Ablation experiments conducted on the YOLO11 dual-modality baseline demonstrate that each proposed module contributes to performance improvement. When all three modules are jointly applied, the model achieves the best overall performance, with mAP@0.5 improving from 86.7% to 88.1% (+1.4%). Meanwhile, the number of parameters and computational complexity are reduced by 13.95% and 17.95%, respectively, achieving a favorable balance between detection accuracy and efficiency. Furthermore, a comparative analysis of different IoU-based loss functions shows that, without increasing model complexity, Shape-IoU improves mAP@0.5 from 88.1% to 88.4% and recall from 78.5% to 84.9%, demonstrating its effectiveness in enhancing localization accuracy and recall performance.

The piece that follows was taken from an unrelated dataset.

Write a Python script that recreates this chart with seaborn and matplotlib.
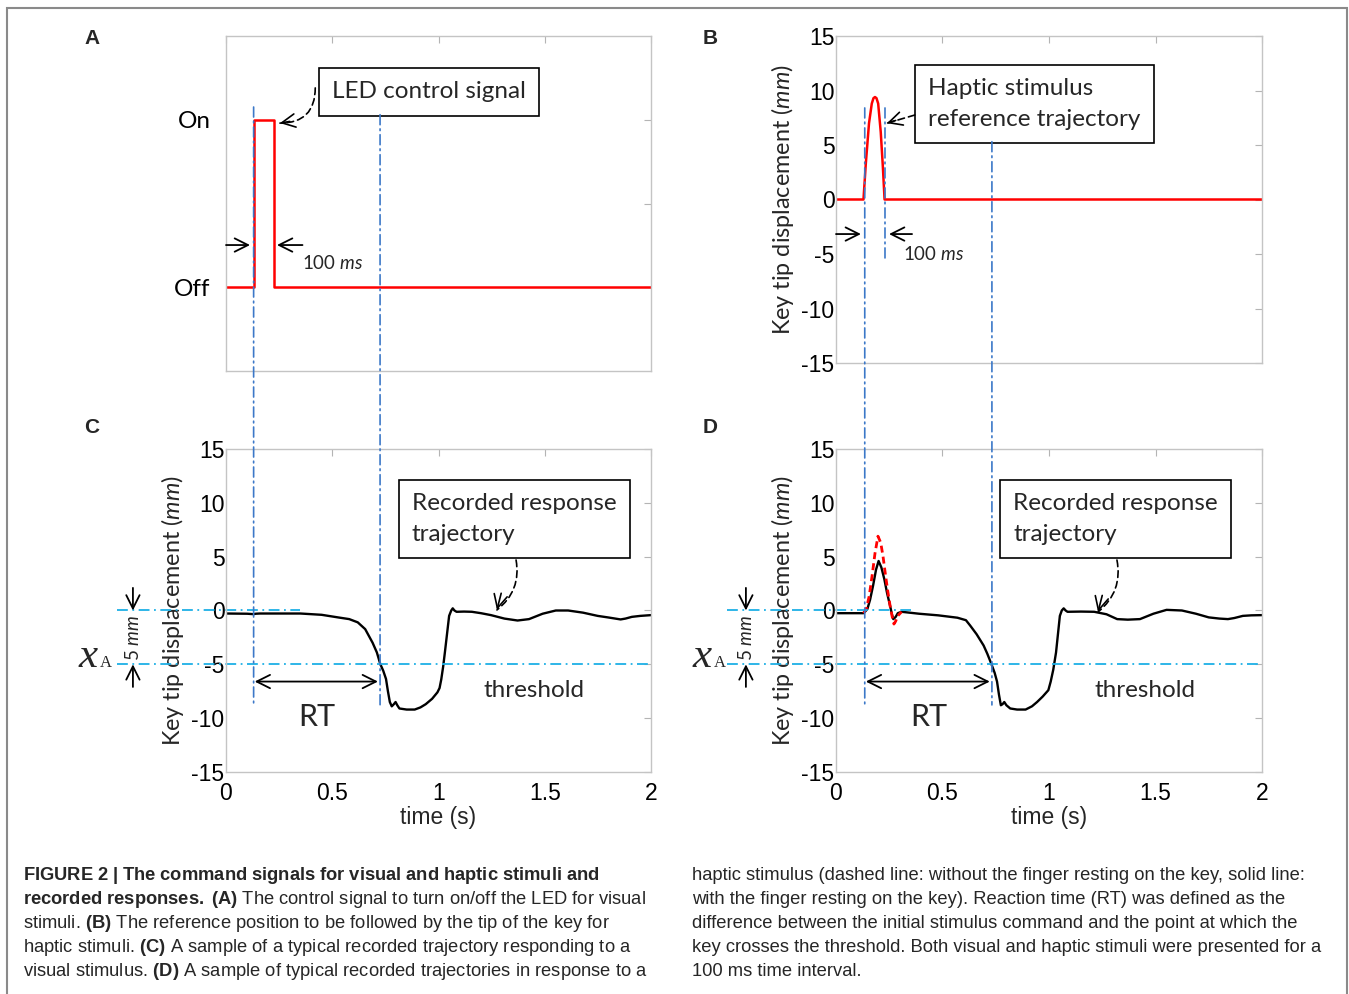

Experimental results on the publicly available FLIR Thermal dataset further validate the generalization capability of the proposed method in complex scenarios. Specifically, precision improves from 78.2% to 80.4% (+2.2 percentage points), recall increases from 61.9% to 63.5% (+1.6 percentage points), and mAP@0.5 rises from 69.8% to 72.5% (+2.7 percentage points). At the same time, the model parameters are reduced to 3.7 M, GFLOPs decrease to 9.36, and the model size is reduced to 7.9 MB, confirming that the proposed method achieves improved detection performance while maintaining a lightweight design.
Despite these improvements, several limitations remain. For instance, cross-modality alignment between infrared and visible data remains suboptimal under extreme environmental conditions. In addition, the trade-off between further model lightweighting and real-time performance requires further optimization. Moreover, the generalization capability of Shape-IoU across different object types and more complex scenarios requires further validation.
In addition, the current framework is designed for single-frame detection and does not explicitly model temporal information. In real UAV-based photovoltaic inspection scenarios, sequential flight frames contain rich temporal consistency and motion-aware cues. Future work will explore temporal fusion strategies based on sequential UAV images, such as temporal attention mechanisms and video-level feature aggregation, to further enhance robustness in dynamic environments and reduce false detections caused by transient noise, viewpoint variations, and illumination fluctuations. These directions are expected to further improve the adaptability and practical deployment capability of the proposed method in real-world photovoltaic inspection systems.